Linus Pauling: I gave a talk twelve or thirteen years ago in New York, and when I got home I had a letter from Irwin Stone, whom I had met
in New York, and who wrote saying that I had said that I would like to live for another twenty-five years in order to be able
to enjoy and appreciate the new discoveries that would be made during this period about the nature of the world. He sent
me reprints of four papers that he had published and said that if I were to take three grams a day of vitamin C, it would
keep me from having colds and improve my health generally. In 1972, a number of years later, he had his book published, The Healing Factor: Vitamin C Against Disease.
I started taking vitamin C, three grams a day, my wife did too, and we observed that we no longer suffered from colds in the
way that I especially had before. And I mentioned this when I was speaking in New York at the dedication of the new medical
school at Mt. Sinai. One of the professors of medicine there wrote a scathing letter to me about bolstering up the vitamin
quacks who were bleeding the American public of $500 million per year, by my presenting this silly idea that large doses of
vitamin C could protect you against the common cold. And said could I point out a single double-blind study that would show
that vitamin C had any more value than a placebo?

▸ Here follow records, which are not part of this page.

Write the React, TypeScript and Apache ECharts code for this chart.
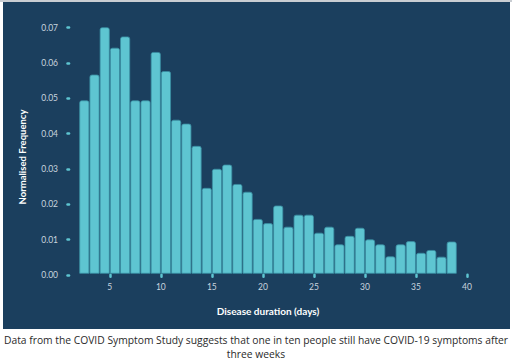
import React, { useEffect, useRef } from "react";
import * as echarts from "echarts";

const binStarts = [2, 3, 4, 5, 6, 7, 8, 9, 10, 11, 12, 13, 14, 15, 16, 17, 18, 19, 20, 21, 22, 23, 24, 25, 26, 27, 28, 29, 30, 31, 32, 33, 34, 35, 36, 37, 38];
const frequency = [
  0.0493, 0.0566, 0.070, 0.0642, 0.0674, 0.0493, 0.0493, 0.0630, 0.0576, 0.0438,
  0.0427, 0.0364, 0.0245, 0.0299, 0.0311, 0.0256, 0.0234, 0.0157, 0.0145, 0.0195,
  0.0135, 0.0169, 0.0169, 0.0118, 0.0135, 0.0085, 0.0109, 0.0132, 0.0099, 0.0085,
  0.0051, 0.0085, 0.0094, 0.0061, 0.0069, 0.0050, 0.0093,
];
const xTicks = [5, 10, 15, 20, 25, 30, 35, 40];
const xTitle = "Disease duration (days)";
const yTitle = "Normalised Frequency";
const captionLines = [
  "Data from the COVID Symptom Study suggests that one in ten people still have COVID-19 symptoms after",
  "three weeks",
];

const FONT = "Lato, 'DejaVu Sans', sans-serif";
const CAPTION_FONT = "'Open Sans', 'DejaVu Sans', sans-serif";

export default function App() {
  const ref = useRef<HTMLDivElement>(null);
  useEffect(() => {
    if (!ref.current) return;
    const chart = echarts.init(ref.current, null, { renderer: "svg" });
    const data = binStarts.map((d, i) => [d, frequency[i]]);
    chart.setOption({
      animation: false,
      backgroundColor: "#ffffff",
      textStyle: { fontFamily: FONT },
      graphic: [
        { type: "rect", z: -10, shape: { x: 0, y: 0, width: 512, height: 2 }, style: { fill: "#c9cdd2" } },
        { type: "rect", z: -10, shape: { x: 3, y: 2, width: 507, height: 327 }, style: { fill: "#1b3f5e" } },
        {
          type: "text",
          x: 22,
          y: 157,
          rotation: Math.PI / 2,
          style: {
            text: yTitle,
            fill: "#ffffff",
            font: `bold 9.5px ${FONT}`,
            align: "center",
            verticalAlign: "middle",
          },
        },
        {
          type: "text",
          x: 256,
          y: 340,
          style: { text: captionLines[0], fill: "#2a2a2a", font: `10.3px ${CAPTION_FONT}`, align: "center", verticalAlign: "middle" },
        },
        {
          type: "text",
          x: 256,
          y: 354,
          style: { text: captionLines[1], fill: "#2a2a2a", font: `10.3px ${CAPTION_FONT}`, align: "center", verticalAlign: "middle" },
        },
      ],
      grid: { left: 69, right: 45, top: 27.7, bottom: 88.2, containLabel: false },
      xAxis: {
        type: "value",
        min: 1,
        max: 40,
        splitLine: { show: false },
        axisLine: { show: false },
        axisTick: {
          show: true,
          customValues: xTicks,
          length: 2,
          lineStyle: { color: "#5ec5d1", width: 2.5, cap: "round" },
        },
        axisLabel: {
          customValues: xTicks,
          color: "#c9d4de",
          fontSize: 8.5,
          margin: 8,
          fontFamily: FONT,
        },
        name: xTitle,
        nameLocation: "middle",
        nameGap: 31,
        nameTextStyle: { color: "#ffffff", fontSize: 10, fontWeight: "bold", fontFamily: FONT },
      },
      yAxis: {
        type: "value",
        min: 0,
        max: 0.07,
        interval: 0.01,
        splitLine: { show: false },
        axisLine: { show: false },
        axisTick: { show: true, length: 1.5, lineStyle: { color: "#5ec5d1", width: 2.5, cap: "round" } },
        axisLabel: {
          color: "#c9d4de",
          fontSize: 8.5,
          margin: 11,
          fontFamily: FONT,
          formatter: (v: number) => v.toFixed(2),
        },
      },
      series: [
        {
          type: "custom",
          data,
          encode: { x: 0, y: 1 },
          renderItem: (params: any, api: any) => {
            const d = api.value(0);
            const v = api.value(1);
            const p0 = api.coord([d, v]);
            const p1 = api.coord([d + 1, 0]);
            return {
              type: "rect",
              shape: {
                x: p0[0] + 0.5,
                y: p0[1],
                width: p1[0] - p0[0] - 1,
                height: p1[1] - p0[1] - 1.5,
                r: [2, 2, 0, 0],
              },
              style: { fill: "#5ec5d1", stroke: "#3a8ea2", lineWidth: 0.8 },
            };
          },
        },
      ],
    });
    return () => chart.dispose();
  }, []);
  return (
    <div
      ref={ref}
      style={{ position: "absolute", left: 0, top: 0, width: 512, height: 363 }}
    />
  );
}
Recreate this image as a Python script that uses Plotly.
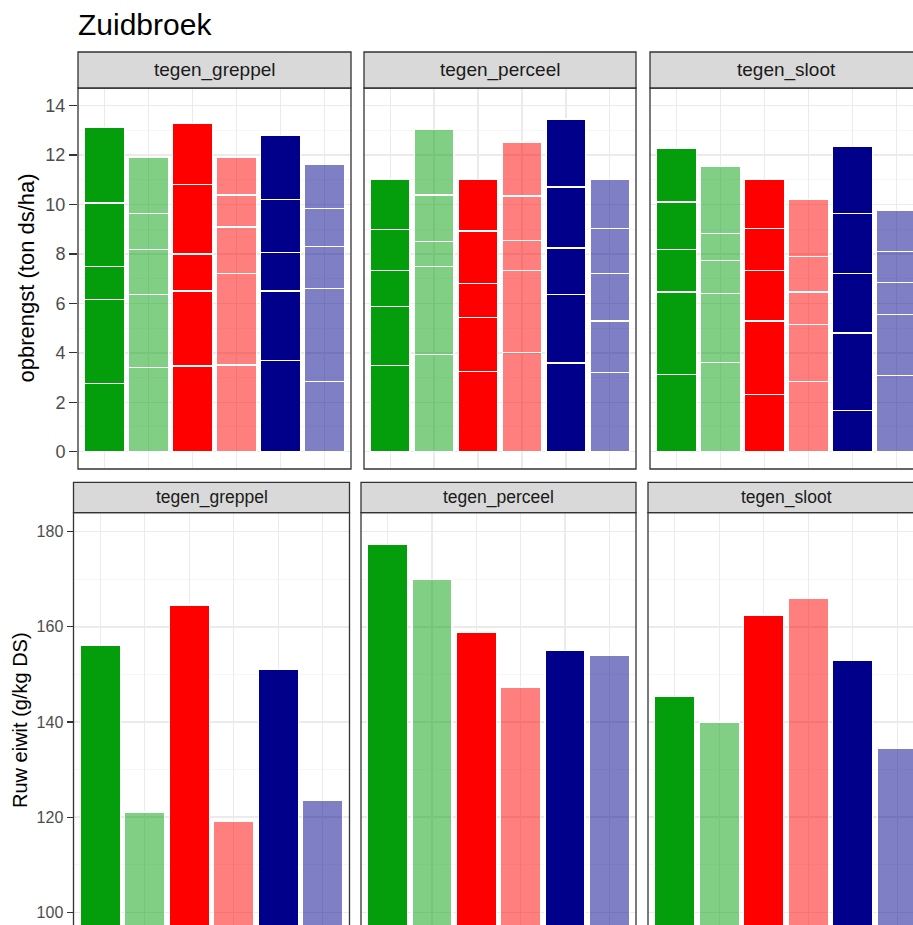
import plotly.graph_objects as go

# ---------------- data ----------------
locaties = ["tegen_greppel", "tegen_perceel", "tegen_sloot"]
behandelingen = ["B1", "B2", "B3", "B4", "B5", "B6"]
kleuren = ["rgb(4,158,12)", "rgba(4,158,12,0.5)", "rgb(255,0,0)",
           "rgba(255,0,0,0.5)", "rgb(0,0,139)", "rgba(0,0,139,0.5)"]

# opbrengst per snede (ton ds/ha), per behandeling, snede 1..5 (bottom -> top)
opbrengst_greppel = [
    [2.75, 3.41, 1.33, 2.57, 3.06],
    [3.41, 2.96, 1.82, 1.45, 2.27],
    [3.47, 3.03, 1.50, 2.82, 2.45],
    [3.51, 3.71, 1.87, 1.30, 1.52],
    [3.68, 2.82, 1.55, 2.16, 2.59],
    [2.85, 3.75, 1.70, 1.53, 1.78],
]
opbrengst_perceel = [
    [3.49, 2.40, 1.45, 1.64, 2.05],
    [3.92, 3.57, 1.02, 1.88, 2.65],
    [3.26, 2.16, 1.40, 2.11, 2.10],
    [4.02, 3.32, 1.21, 1.80, 2.18],
    [3.59, 2.76, 1.89, 2.47, 2.75],
    [3.22, 2.07, 1.91, 1.84, 1.99],
]
opbrengst_sloot = [
    [3.12, 3.34, 1.71, 1.93, 2.19],
    [3.60, 2.81, 1.32, 1.10, 2.70],
    [2.33, 2.96, 2.05, 1.68, 2.00],
    [2.85, 2.29, 1.32, 1.44, 2.32],
    [1.67, 3.13, 2.40, 2.43, 2.71],
    [3.08, 2.48, 1.29, 1.24, 1.68],
]
# ruw eiwit (g/kg DS)
eiwit_greppel = [156.0, 121.1, 164.6, 119.1, 151.1, 123.5]
eiwit_perceel = [177.3, 170.0, 158.9, 147.2, 155.0, 154.0]
eiwit_sloot = [145.4, 140.0, 162.5, 166.0, 152.9, 134.5]

opbrengst = [opbrengst_greppel, opbrengst_perceel, opbrengst_sloot]
eiwit = [eiwit_greppel, eiwit_perceel, eiwit_sloot]
y_ticks_top = [0, 2, 4, 6, 8, 10, 12, 14]
y_ticks_bot = [100, 120, 140, 160, 180]

# ---------------- layout geometry (window px) ----------------
W, H = 913, 925

def px(x):
    return x / W

def py(y):
    return 1 - y / H

X_MAX = W
Y_MAX = H

top_panels = [(78, 351), (364, 636), (650, 923)]
bot_panels = [(73.5, 349.5), (361, 636), (648, 924)]
top_y = (88, 469)
bot_y = (512.7, Y_MAX)
top_strip = (52, 88)
bot_strip = (482.3, 512.7)

# y scales: (value_a, pix_a, value_b, pix_b)
top_scale = (0, 451.7, 14, 105.7)
bot_scale = (100, 912.3, 180, 531.7)

def yrange(scale, y_top, y_bot):
    va, pa, vb, pb = scale
    k = (vb - va) / (pa - pb)  # units per px
    return [va - (y_bot - pa) * k, va + (pa - y_top) * k]

fig = go.Figure()
xpos = list(range(1, len(behandelingen) + 1))

layout = dict(
    width=W, height=H, margin=dict(l=0, r=0, t=0, b=0),
    plot_bgcolor="white", paper_bgcolor="white", showlegend=False,
    barmode="stack", font=dict(family="Liberation Sans, Arial", color="#4D4D4D"),
)
shapes = []
annotations = []

grid_major = "#EBEBEB"
grid_minor = "#F4F4F4"

def add_axes(idx, yr, pxrange, yticks, yrng, minor_dtick, show_left, tickfont, ticklen):
    x0, x1 = pxrange
    xdom_end = min(x1, X_MAX)
    lo, hi = 0.4, 6.6
    unit = (x1 - x0) / (hi - lo)
    vis_hi = lo + (xdom_end - x0) / unit
    xa = "xaxis" if idx == 1 else f"xaxis{idx}"
    ya = "yaxis" if idx == 1 else f"yaxis{idx}"
    layout[xa] = dict(domain=[px(x0), min(px(xdom_end), 1)], range=[lo, vis_hi],
                      anchor=("y" if idx == 1 else f"y{idx}"),
                      tickvals=xpos, showticklabels=False, ticks="",
                      showgrid=True, gridcolor=grid_major, gridwidth=1.4,
                      zeroline=False, showline=False, fixedrange=True)
    layout[ya] = dict(domain=[max(py(yr[1]), 0), py(yr[0])], range=yrng,
                      anchor=("x" if idx == 1 else f"x{idx}"),
                      tickvals=yticks, showticklabels=show_left,
                      ticks="outside" if show_left else "", ticklen=ticklen,
                      tickwidth=1.3, tickcolor="#333333",
                      tickfont=tickfont,
                      showgrid=True, gridcolor=grid_major, gridwidth=1.4,
                      minor=dict(dtick=minor_dtick, showgrid=True,
                                 gridcolor=grid_minor, gridwidth=0.8, ticks=""),
                      zeroline=False, showline=False, fixedrange=True)

# ---------- top row: stacked opbrengst ----------
for p in range(3):
    idx = p + 1
    add_axes(idx, top_y, top_panels[p], y_ticks_top,
             yrange(top_scale, *top_y), 1, p == 0,
             dict(size=18, color="#4D4D4D"), 8)
    data = opbrengst[p]
    n_snede = len(data[0])
    for s in range(n_snede):
        fig.add_trace(go.Bar(
            x=xpos, y=[bar[s] for bar in data], width=0.9,
            marker=dict(color=kleuren, line=dict(color="white", width=1.2)),
            xaxis="x" if idx == 1 else f"x{idx}",
            yaxis="y" if idx == 1 else f"y{idx}",
            hoverinfo="skip"))

# ---------- bottom row: ruw eiwit ----------
for p in range(3):
    idx = p + 4
    add_axes(idx, bot_y, bot_panels[p], y_ticks_bot,
             yrange(bot_scale, *bot_y), 10, p == 0,
             dict(size=16, color="#4D4D4D"), 6)
    fig.add_trace(go.Bar(
        x=xpos, y=eiwit[p], width=0.9,
        marker=dict(color=kleuren, line=dict(color="white", width=1.2)),
        xaxis=f"x{idx}", yaxis=f"y{idx}", hoverinfo="skip"))

# ---------- panel borders and strips ----------
for (panels, yr, strip, fsize) in [(top_panels, top_y, top_strip, 19),
                                   (bot_panels, bot_y, bot_strip, 17.5)]:
    for p, (x0, x1) in enumerate(panels):
        y_bottom = yr[1] if yr[1] < Y_MAX else Y_MAX + 10
        shapes.append(dict(type="rect", xref="paper", yref="paper",
                           x0=px(x0), x1=px(x1), y0=py(y_bottom), y1=py(yr[0]),
                           line=dict(color="#333333", width=1.3),
                           fillcolor="rgba(0,0,0,0)", layer="above"))
        shapes.append(dict(type="rect", xref="paper", yref="paper",
                           x0=px(x0), x1=px(x1), y0=py(strip[1]), y1=py(strip[0]),
                           line=dict(color="#333333", width=1.3),
                           fillcolor="#D9D9D9", layer="above"))
        annotations.append(dict(text=locaties[p], xref="paper", yref="paper",
                                x=px((x0 + x1) / 2), y=py((strip[0] + strip[1]) / 2),
                                xanchor="center", yanchor="middle", showarrow=False,
                                font=dict(size=fsize, color="#1A1A1A")))

annotations.append(dict(text="Zuidbroek", xref="paper", yref="paper",
                        x=px(76), y=py(25), xanchor="left", yanchor="middle",
                        showarrow=False, font=dict(size=30, color="black")))
annotations.append(dict(text="opbrengst (ton ds/ha)", xref="paper", yref="paper",
                        x=px(26), y=py(278.5), xanchor="center", yanchor="middle",
                        textangle=-90, showarrow=False,
                        font=dict(size=22, color="black")))
annotations.append(dict(text="Ruw eiwit (g/kg DS)", xref="paper", yref="paper",
                        x=px(20), y=py(720), xanchor="center", yanchor="middle",
                        textangle=-90, showarrow=False,
                        font=dict(size=20, color="black")))

layout["shapes"] = shapes
layout["annotations"] = annotations
fig.update_layout(**layout)
fig.write_html(
    "out.html",
    config={"displayModeBar": False, "staticPlot": True},
    post_script="document.body.style.margin='0';document.body.style.overflow='hidden';",
)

Well I found when I looked in the literature that a half a dozen such studies had been published and all of them gave a positive
result, that vitamin C did have some protective power against the common cold. I had a considerable correspondence with him,
Victor Herbert is his name. He refused to look at the evidence. First he said he was too busy. I sent him a reprint of
Ritzel's work, and he said that he wasn't impressed by it. And I wrote saying "it's not enough to say you're not impressed
by it, you have to have some reason. " And so on.
Well by this time I began to realize that there was a lack of knowledge of what was in the medical literature on the part
of the physicians and the nutritionists. They were just ignoring the evidence. So I wrote my book Vitamin C and the Common Cold. A little later, as I continued to read the literature, I found that there was more and more evidence about vitamin C in
relation to various diseases, including cancer. Viral diseases, bacterial diseases and cancer. And so I realized that one
could understand why vitamin C should be involved for these many diseases.